Synthesis of Optically Active Polymers Containing a Main-Chain Hydroxamic Acid Backbone via Asymmetric Polymerization

Abstract

Hydroxamic acids are versatile functional motifs that form stable chelates with transition-metal ions and serve as chiral ligands in catalytic systems. Here we report the synthesis of a novel optically active polymer incorporating hydroxamic acid units into its main chain via asymmetric polymerization and post-polymerization conversion. The asymmetric polymerization of an achiral bifunctional monomer catalyzed by a planar-chiral ruthenium complex, followed by a thiol-ene reaction and deprotection of the p-alkoxybenzyl group, afforded the desired polymer maintaining the chiral environment, as confirmed by UV and CD spectroscopy. 1H NMR analysis revealed a temperature-dependent cis-trans equilibrium in the hydroxamic acid architecture, influenced by neighboring units in the polymer chain.
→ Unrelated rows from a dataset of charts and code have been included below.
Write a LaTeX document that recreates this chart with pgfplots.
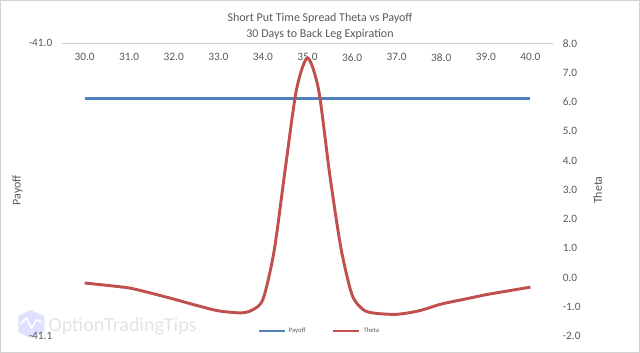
\documentclass[border=0pt]{standalone}
\usepackage{pgfplots}
\pgfplotsset{compat=1.18}
\usepackage{fontspec}
\setmainfont{Carlito}
\definecolor{txt}{HTML}{595959}
\definecolor{pblue}{HTML}{4F81BD}
\definecolor{pred}{HTML}{C0504D}
\begin{document}
\begin{tikzpicture}
\draw[gray!35, line width=0.6pt] (0pt,0pt) rectangle (480pt,264pt);
% watermark
\fill[blue!12] (13.5pt,15pt) -- (22.5pt,10.5pt) -- (33pt,15pt) -- (33pt,27pt) -- (22.5pt,31.5pt) -- (13.5pt,27pt) -- cycle;
\draw[white, line width=1.2pt] (15pt,21pt) -- (19.5pt,25.5pt) -- (23.25pt,18pt) -- (27pt,24pt) -- (31.5pt,22.5pt);
\node[anchor=west, text=gray!22, font=\fontsize{15}{15}\selectfont, inner sep=0pt] at (36pt,19.5pt) {OptionTradingTips};
% titles
\node[text=txt, font=\fontsize{9}{10}\selectfont] at (240pt,250.5pt) {Short Put Time Spread Theta vs Payoff};
\node[text=txt, font=\fontsize{9}{10}\selectfont] at (240pt,238.5pt) {30 Days to Back Leg Expiration};
\node[text=txt, rotate=90, font=\fontsize{9}{10}\selectfont] at (12.75pt,121.5pt) {Payoff};
\node[text=txt, rotate=90, font=\fontsize{9}{10}\selectfont] at (448.5pt,121.5pt) {Theta};
\begin{axis}[
  at={(46.5pt,12pt)}, anchor=south west,
  scale only axis, width=368.25pt, height=219.75pt,
  xmin=29.5, xmax=40.5, ymin=-41.1, ymax=-41.0,
  axis x line*=top, axis y line*=left,
  x axis line style={draw=gray!40, -, line width=0.6pt},
  y axis line style={draw=none},
  major tick length=0pt,
  xtick={30,31,...,40},
  ytick={-41.1,-41.0},
  xticklabel style={anchor=center, yshift=-10.5pt, text=txt, font=\fontsize{8.5}{9}\selectfont},
  yticklabel style={text=txt, font=\fontsize{8.5}{9}\selectfont, xshift=-4pt},
  /pgf/number format/assume math mode=true,
  /pgf/number format/.cd, fixed, fixed zerofill, precision=1,
]
\addplot[pblue, line width=2.2pt] coordinates {(30,-41.019) (31,-41.019) (32,-41.019) (33,-41.019) (34,-41.019) (35,-41.019) (36,-41.019) (37,-41.019) (38,-41.019) (39,-41.019) (40,-41.019)};
\end{axis}
\begin{axis}[
  at={(46.5pt,12pt)}, anchor=south west,
  scale only axis, width=368.25pt, height=219.75pt,
  xmin=29.5, xmax=40.5, ymin=-2, ymax=8,
  axis x line=none, axis y line*=right,
  y axis line style={draw=none},
  major tick length=0pt,
  ytick={-2,-1,...,8},
  yticklabel style={text=txt, font=\fontsize{8.5}{9}\selectfont, xshift=4pt},
  /pgf/number format/assume math mode=true,
  /pgf/number format/.cd, fixed, fixed zerofill, precision=1,
  /pgfplots/.cd,
  legend style={at={(0.525,0.017)}, anchor=center, draw=none, fill=none,
    font=\fontsize{5}{5}\selectfont, text=txt, legend columns=2,
    /tikz/every even column/.append style={column sep=18pt}},
  legend image code/.code={\draw[#1] (0pt,0pt) -- (19.5pt,0pt);},
]
\addlegendimage{pblue, line width=1.6pt}
\addlegendentry{Payoff}
\addplot[pred, line width=2.2pt, smooth, tension=0.45] coordinates {
(30.0,-0.19) (30.5,-0.27) (31.0,-0.36) (31.5,-0.54) (32.0,-0.74) (32.5,-0.95)
(33.0,-1.14) (33.5,-1.21) (33.75,-1.12) (34.0,-0.75) (34.25,0.9) (34.5,3.7)
(34.75,6.4) (35.0,7.5) (35.25,6.4) (35.5,3.5) (35.75,1.0) (36.0,-0.6)
(36.25,-1.1) (36.5,-1.22) (37.0,-1.26) (37.5,-1.14) (38.0,-0.91) (38.5,-0.75)
(39.0,-0.59) (39.5,-0.46) (40.0,-0.33)};
\addlegendentry{Theta}
\end{axis}
\end{tikzpicture}
\end{document}
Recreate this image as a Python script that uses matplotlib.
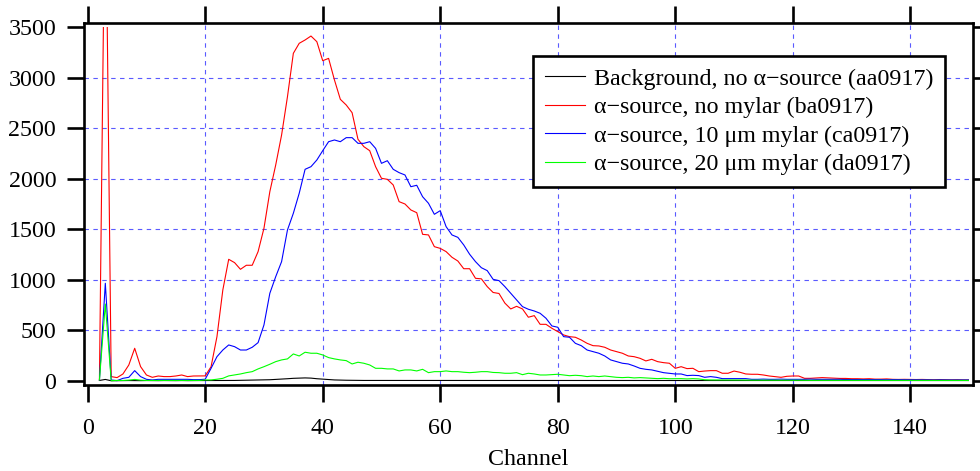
import numpy as np
import matplotlib.pyplot as plt
from matplotlib.patches import Rectangle

plt.rcParams['font.family'] = ['Liberation Serif', 'DejaVu Serif']

# Channels 2..150
channel = np.arange(2, 151)

background = [5, 15, 2, 3, 3, 4, 3, 3, 4, 3, 3, 4, 3, 3, 4, 3, 4, 4, 4,
              4, 4, 5, 5, 5, 6, 8, 8, 9, 10,
              12, 15, 18, 22, 26, 28, 30, 28, 22, 18,
              15, 10, 8, 7, 6, 5, 5, 5, 5, 5] + [4] * 100

no_mylar = [10, 5200, 43, 33, 69, 158, 323, 142, 59, 36, 49, 43, 43, 49, 59, 43, 49, 49, 50,
            141, 438, 900, 1203, 1170, 1104, 1144, 1144, 1279, 1510,
            1872, 2136, 2432, 2811, 3240, 3339, 3372, 3411, 3355, 3167,
            3190, 2976, 2785, 2729, 2653, 2390, 2317, 2277, 2119, 2004,
            1994, 1938, 1773, 1750, 1691, 1664, 1450, 1444, 1328, 1311,
            1279, 1223, 1186, 1110, 1110, 1015, 1010, 933, 875, 865,
            770, 712, 738, 712, 630, 646, 560, 560, 521, 488,
            455, 438, 432, 405, 372, 349, 346, 333, 306, 290,
            274, 247, 240, 224, 198, 214, 191, 181, 175, 125,
            141, 122, 125, 92, 98, 102, 102, 76, 76, 98,
            86, 69, 66, 66, 59, 49, 43, 36, 46, 49,
            49, 26, 26, 30, 33, 30, 28, 25, 25, 22,
            22, 20, 22, 18, 18, 20, 16, 15, 16, 15,
            14, 15, 13, 12, 14, 12, 11, 12, 10, 10]

mylar_10 = [10, 966, 10, 3, 26, 36, 102, 43, 16, 10, 16, 16, 16, 16, 16, 16, 13, 13, 17,
            125, 240, 306, 356, 339, 306, 306, 333, 379, 554,
            867, 1031, 1180, 1493, 1658, 1856, 2093, 2119, 2185, 2277,
            2366, 2383, 2366, 2406, 2406, 2350, 2350, 2366, 2300, 2152,
            2178, 2093, 2060, 2037, 1921, 1935, 1822, 1757, 1648, 1684,
            1526, 1444, 1420, 1345, 1253, 1180, 1120, 1091, 1005, 992,
            933, 867, 801, 735, 709, 692, 669, 620, 544, 531,
            438, 432, 372, 349, 306, 290, 274, 247, 208, 191,
            175, 168, 148, 125, 115, 109, 96, 82, 76, 69,
            69, 53, 56, 53, 36, 43, 36, 23, 23, 23,
            23, 23, 16, 16, 18, 16, 16, 18, 16, 16,
            16, 16, 18, 16, 16, 15, 15, 16, 14, 14,
            15, 14, 13, 14, 13, 12, 13, 12, 12, 12,
            11, 12, 11, 10, 11, 10, 10, 10, 10, 10]

mylar_20 = [10, 761, 3, 5, 5, 8, 15, 8, 5, 5, 5, 5, 5, 5, 5, 5, 5, 5, 10,
            10, 17, 26, 50, 59, 69, 82, 92, 119, 141,
            165, 191, 208, 218, 267, 247, 284, 274, 274, 257,
            231, 218, 208, 201, 168, 185, 175, 158, 125, 125,
            119, 119, 99, 109, 109, 99, 115, 82, 92, 92,
            99, 92, 92, 86, 82, 86, 92, 92, 84, 82,
            76, 76, 82, 62, 76, 69, 59, 59, 63, 66,
            59, 52, 56, 52, 43, 49, 43, 49, 43, 36,
            33, 36, 30, 33, 30, 26, 23, 26, 22, 23,
            23, 20, 23, 20, 12, 10, 10, 10, 9, 9,
            9, 8, 8, 8, 8, 7, 7, 7, 7, 7,
            7, 6, 6, 6, 6, 6, 6, 6, 5, 5,
            5, 5, 5, 5, 5, 5, 5, 5, 5, 5,
            5, 5, 5, 5, 5, 5, 5, 5, 5, 5]

labels = ['Background, no \u03b1\u2212source (aa0917)',
          '\u03b1\u2212source, no mylar (ba0917)',
          '\u03b1\u2212source, 10 \u03bcm mylar (ca0917)',
          '\u03b1\u2212source, 20 \u03bcm mylar (da0917)']
colors = ['black', '#ff0000', '#0000ff', '#00ff00']

fig = plt.figure(figsize=(9.8, 4.71), dpi=100)
ax = fig.add_axes([0.0857, 0.1826, 0.9069, 0.7686])

# Igor-style: data clipped to the 0..150 x 0..3500 box, frame sits slightly outside
clip = Rectangle((0, -100), 150, 3600, transform=ax.transData)
for ys, c, lab in zip([background, no_mylar, mylar_10, mylar_20], colors, labels):
    line, = ax.plot(channel, ys, color=c, lw=0.8, label=lab)
    line.set_clip_path(clip)

ax.set_xlim(-0.63, 150.63)
ax.set_ylim(-40, 3540)
ax.set_xticks(np.arange(0, 141, 20))
ax.set_yticks(np.arange(0, 3501, 500))

ax.grid(True, color='#5a5aff', lw=0.8, ls=(0, (4, 4)))
ax.xaxis.get_gridlines()[0].set_visible(False)
ax.yaxis.get_gridlines()[0].set_visible(False)
ax.yaxis.get_gridlines()[-1].set_visible(False)

for s in ax.spines.values():
    s.set_linewidth(1.9)
ax.tick_params(which='major', direction='out', length=12, width=1.9,
               top=True, right=True, labelsize=17.3)
ax.tick_params(axis='x', pad=12)
ax.tick_params(axis='y', pad=8)

ax.set_xlabel('Channel', fontsize=17.3, labelpad=7)

leg = ax.legend(loc='upper right', bbox_to_anchor=(0.969, 0.909), borderaxespad=0,
                fontsize=17.3, handlelength=1.7, handletextpad=0.35, labelspacing=0.28,
                borderpad=0.5, fancybox=False, framealpha=1, edgecolor='black')
leg.get_frame().set_linewidth(1.9)

fig.savefig('out.png', dpi=100)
Additionally, the coordination ability of the hydroxamic acid moieties was investigated using a substitutionally inert palladium (II) complex. The formation of a bidentate coordination complex between the hydroxamic acid units and palladium (II) was confirmed by 1H and 31P NMR spectroscopy. UV and CD spectra of the Pd-coordinated polymer showed new Cotton effects and absorptions and reflecting structural changes induced by metal coordination.